Another great class…
I love Shakespeare, so it was up my alley to read the scene where Romeo and Juliet meet one another and he persuades her to kiss him. What was hard was being in a group of 3 and at least 2 people having very different ideas about what our task was in “rewriting” the scene for kids. I think there was a difference of opinion as to whether it had to be super realistic or something updated and funny for kids today. The collaborative process can something get slogged down. But that’s okay. One pair did the rewrite brilliantly. I think the exercise was brilliant and could be modified for any type of reading, although the task we had initially to read the scene and figure out what was going on didn’t seem to have as much scaffolding as other activities we’ve done.

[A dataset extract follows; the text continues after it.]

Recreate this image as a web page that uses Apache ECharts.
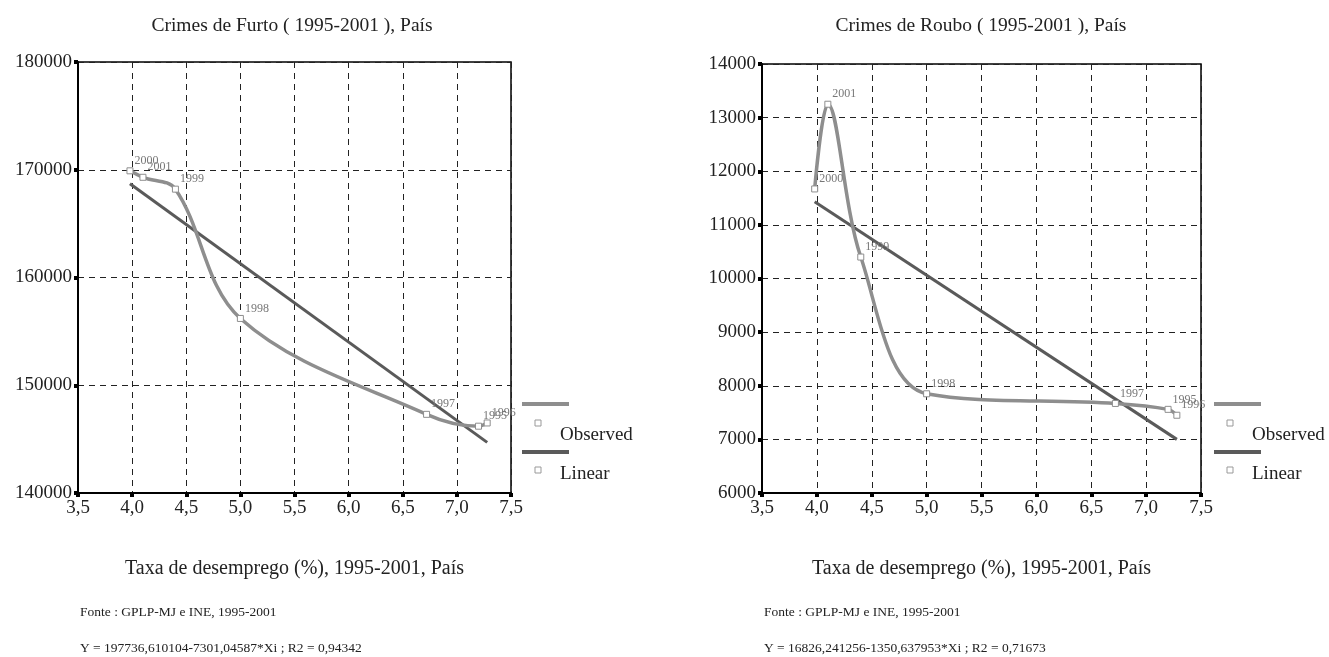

Lately I prefer having students read a text, then go back and unpack it, do background and vocabulary, etc., and then read it again and see if it came to life. I like the contrast it provides to do a cold reading and then go back. I also like doing that and then reading some information text about the literary text. That was effective. Challenging students to find out what was authentic in a movie scene was very relevant to today’s students.
The exercise on making a peanut butter and jelly sandwich was a good example of what can happen when directions are not clear. It does take effort to break down directions. I still do everything that was pointed out to us when I get directions for assignments. I underline key words, I number the steps (if they are not numbered). I break everything down so that I can make sure I do each step or contain in a project or paper all the things I am supposed to.
What will I use from today’s lesson: 1) Don’t use Round Robin and put students on the spot; 2) be clear when giving directions but also help them, maybe more importantly, learn how to break down directions themselves; 3) try cold reading, then unpacking what it means, learning background, and then reading again.